→ **Directions**
Give back every line exactly as it appears, pictures excluded.

→ **Recorded data**
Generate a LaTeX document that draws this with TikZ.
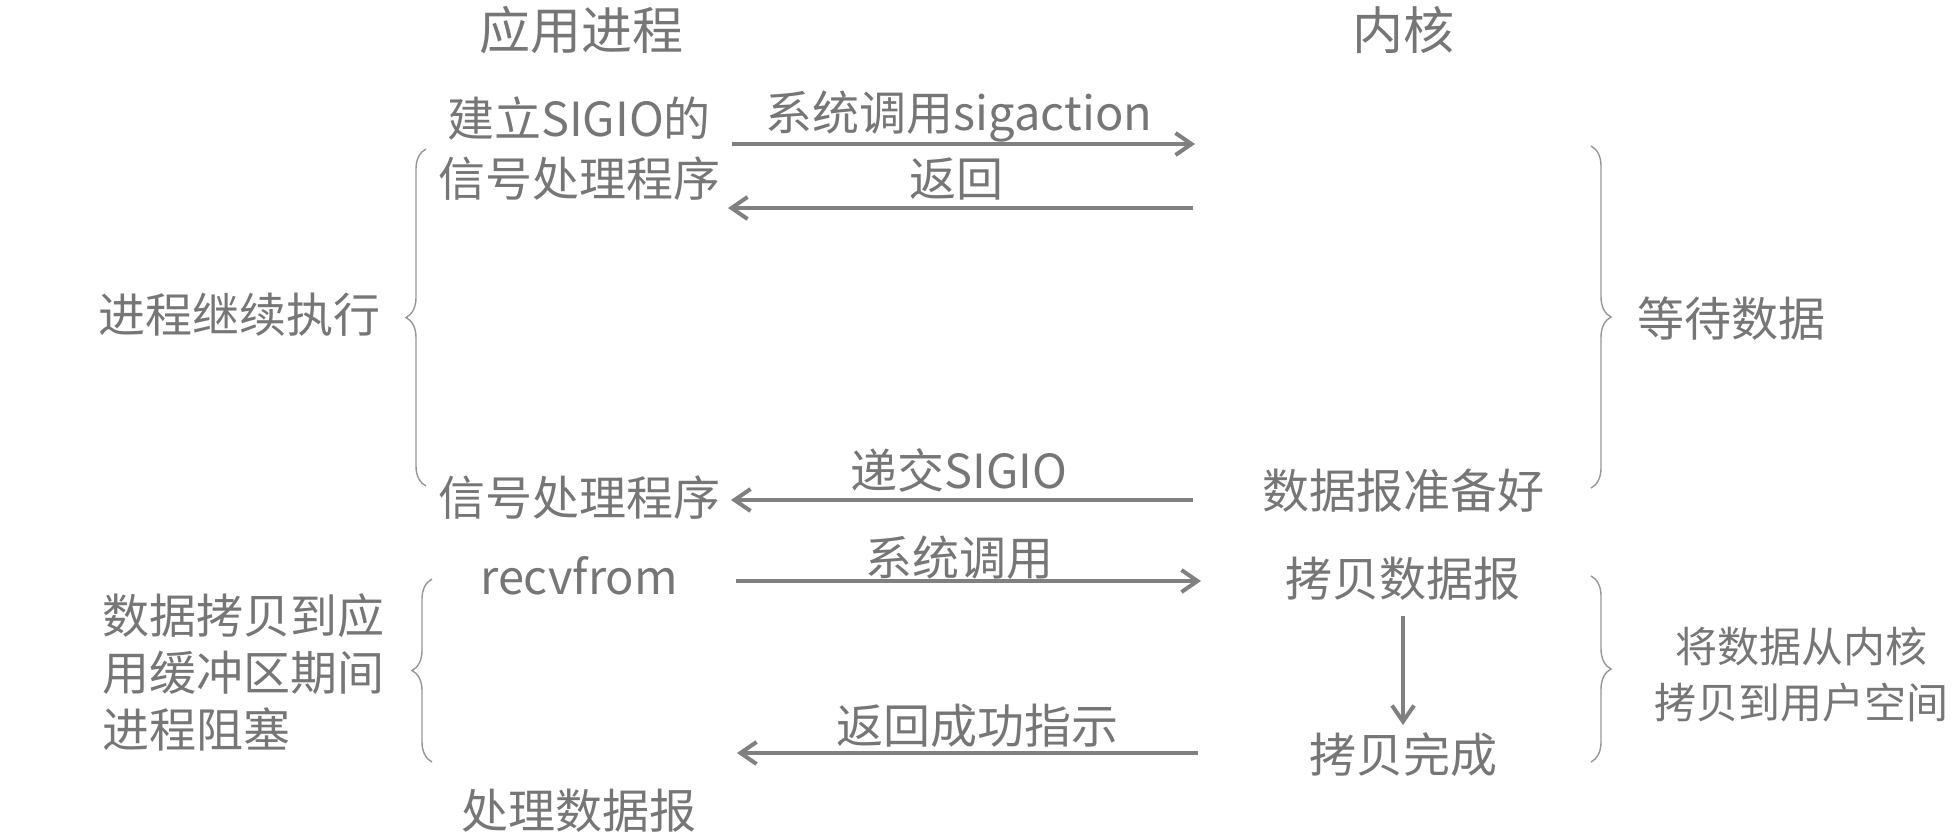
\documentclass[tikz,border=0pt]{standalone}
\usepackage{fontspec}
\setmainfont{Noto Sans CJK SC}
\usetikzlibrary{arrows.meta,decorations.pathreplacing}
\definecolor{txt}{RGB}{118,118,118}
\definecolor{arr}{RGB}{128,128,128}
\definecolor{brcol}{RGB}{150,150,150}
\begin{document}
\begin{tikzpicture}[x=0.5pt,y=-0.5pt,
  lbl/.style={text=txt,inner sep=0pt,font=\fontsize{23.5}{28.5}\selectfont,text height=0.88em,text depth=0.12em,yshift=-4pt},
  multi/.style={text=txt,inner sep=0pt,font=\fontsize{23.5}{28.5}\selectfont},
  ttl/.style={text=txt,inner sep=0pt,font=\fontsize{25.5}{30}\selectfont,text height=0.88em,text depth=0.12em,yshift=-4pt},
  conn/.style={draw=arr,line width=2pt,-{Straight Barb[length=8pt,width=11pt]}},
  brc/.style={draw=brcol,line width=0.7pt,decorate,decoration={brace,amplitude=10pt}}]
\useasboundingbox (0,0) rectangle (1952,836);

% titles
\node[ttl] (tapp) at (581,34) {应用进程};
\node[ttl] (tker) at (1403,34) {内核};

% application side
\node[lbl] (a1) at (579,121) {建立SIGIO的};
\node[lbl] (a2) at (579,181) {信号处理程序};
\node[lbl] (a3) at (579,500) {信号处理程序};
\node[lbl] (a4) at (579,579) {recvfrom};
\node[lbl] (a5) at (579,813) {处理数据报};

% kernel side
\node[lbl] (k1) at (1403,493) {数据报准备好};
\node[lbl] (k2) at (1403,581) {拷贝数据报};
\node[lbl] (k3) at (1403,757) {拷贝完成};

% side notes
\node[lbl] (n1) at (239,317) {进程继续执行};
\node[lbl] (n2) at (1731,321) {等待数据};
\node[multi,align=left,anchor=west] (n3) at (102,672) {数据拷贝到应\\用缓冲区期间\\进程阻塞};
\node[multi,align=center,font=\fontsize{21}{28}\selectfont] (n4) at (1801,675) {将数据从内核\\拷贝到用户空间};

% arrow end points
\coordinate (c1s) at (732,144);  \coordinate (c1e) at (1195,144);
\coordinate (c2s) at (1193,208); \coordinate (c2e) at (728,208);
\coordinate (c3s) at (1193,500); \coordinate (c3e) at (731,500);
\coordinate (c4s) at (736,581);  \coordinate (c4e) at (1201,581);
\coordinate (c5s) at (1198,753); \coordinate (c5e) at (737,753);
\coordinate (kv1) at (1403,616); \coordinate (kv2) at (1403,725);

\draw[conn] (c1s) -- (c1e);
\draw[conn] (c2s) -- (c2e);
\draw[conn] (c3s) -- (c3e);
\draw[conn] (c4s) -- (c4e);
\draw[conn] (c5s) -- (c5e);
\draw[conn] (kv1) -- (kv2);

% arrow labels
\node[lbl] (l1) at (959,115) {系统调用sigaction};
\node[lbl] (l2) at (956,181) {返回};
\node[lbl] (l3) at (959,473) {递交SIGIO};
\node[lbl] (l4) at (959,560) {系统调用};
\node[lbl] (l5) at (977,728) {返回成功指示};

% braces
\coordinate (b1s) at (426,486);  \coordinate (b1e) at (426,149);
\coordinate (b2s) at (1591,146); \coordinate (b2e) at (1591,488);
\coordinate (b3s) at (432,762);  \coordinate (b3e) at (432,579);
\coordinate (b4s) at (1591,576); \coordinate (b4e) at (1591,762);
\draw[brc] (b1s) -- (b1e);
\draw[brc] (b2s) -- (b2e);
\draw[brc] (b3s) -- (b3e);
\draw[brc] (b4s) -- (b4e);
\end{tikzpicture}
\end{document}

→ **The response**
Generate a LaTeX document that draws this with TikZ.
\documentclass[tikz,border=0pt]{standalone}
\usepackage{fontspec}
\setmainfont{Noto Sans CJK SC}
\usetikzlibrary{arrows.meta,decorations.pathreplacing}
\definecolor{txt}{RGB}{118,118,118}
\definecolor{arr}{RGB}{128,128,128}
\definecolor{brcol}{RGB}{150,150,150}
\begin{document}
\begin{tikzpicture}[x=0.5pt,y=-0.5pt,
  lbl/.style={text=txt,inner sep=0pt,font=\fontsize{23.5}{28.5}\selectfont,text height=0.88em,text depth=0.12em,yshift=-4pt},
  multi/.style={text=txt,inner sep=0pt,font=\fontsize{23.5}{28.5}\selectfont},
  ttl/.style={text=txt,inner sep=0pt,font=\fontsize{25.5}{30}\selectfont,text height=0.88em,text depth=0.12em,yshift=-4pt},
  conn/.style={draw=arr,line width=2pt,-{Straight Barb[length=8pt,width=11pt]}},
  brc/.style={draw=brcol,line width=0.7pt,decorate,decoration={brace,amplitude=10pt}}]
\useasboundingbox (0,0) rectangle (1952,836);

% titles
\node[ttl] (tapp) at (581,34) {应用进程};
\node[ttl] (tker) at (1403,34) {内核};

% application side
\node[lbl] (a1) at (579,121) {建立SIGIO的};
\node[lbl] (a2) at (579,181) {信号处理程序};
\node[lbl] (a3) at (579,500) {信号处理程序};
\node[lbl] (a4) at (579,579) {recvfrom};
\node[lbl] (a5) at (579,813) {处理数据报};

% kernel side
\node[lbl] (k1) at (1403,493) {数据报准备好};
\node[lbl] (k2) at (1403,581) {拷贝数据报};
\node[lbl] (k3) at (1403,757) {拷贝完成};

% side notes
\node[lbl] (n1) at (239,317) {进程继续执行};
\node[lbl] (n2) at (1731,321) {等待数据};
\node[multi,align=left,anchor=west] (n3) at (102,672) {数据拷贝到应\\用缓冲区期间\\进程阻塞};
\node[multi,align=center,font=\fontsize{21}{28}\selectfont] (n4) at (1801,675) {将数据从内核\\拷贝到用户空间};

% arrow end points
\coordinate (c1s) at (732,144);  \coordinate (c1e) at (1195,144);
\coordinate (c2s) at (1193,208); \coordinate (c2e) at (728,208);
\coordinate (c3s) at (1193,500); \coordinate (c3e) at (731,500);
\coordinate (c4s) at (736,581);  \coordinate (c4e) at (1201,581);
\coordinate (c5s) at (1198,753); \coordinate (c5e) at (737,753);
\coordinate (kv1) at (1403,616); \coordinate (kv2) at (1403,725);

\draw[conn] (c1s) -- (c1e);
\draw[conn] (c2s) -- (c2e);
\draw[conn] (c3s) -- (c3e);
\draw[conn] (c4s) -- (c4e);
\draw[conn] (c5s) -- (c5e);
\draw[conn] (kv1) -- (kv2);

% arrow labels
\node[lbl] (l1) at (959,115) {系统调用sigaction};
\node[lbl] (l2) at (956,181) {返回};
\node[lbl] (l3) at (959,473) {递交SIGIO};
\node[lbl] (l4) at (959,560) {系统调用};
\node[lbl] (l5) at (977,728) {返回成功指示};

% braces
\coordinate (b1s) at (426,486);  \coordinate (b1e) at (426,149);
\coordinate (b2s) at (1591,146); \coordinate (b2e) at (1591,488);
\coordinate (b3s) at (432,762);  \coordinate (b3e) at (432,579);
\coordinate (b4s) at (1591,576); \coordinate (b4e) at (1591,762);
\draw[brc] (b1s) -- (b1e);
\draw[brc] (b2s) -- (b2e);
\draw[brc] (b3s) -- (b3e);
\draw[brc] (b4s) -- (b4e);
\end{tikzpicture}
\end{document}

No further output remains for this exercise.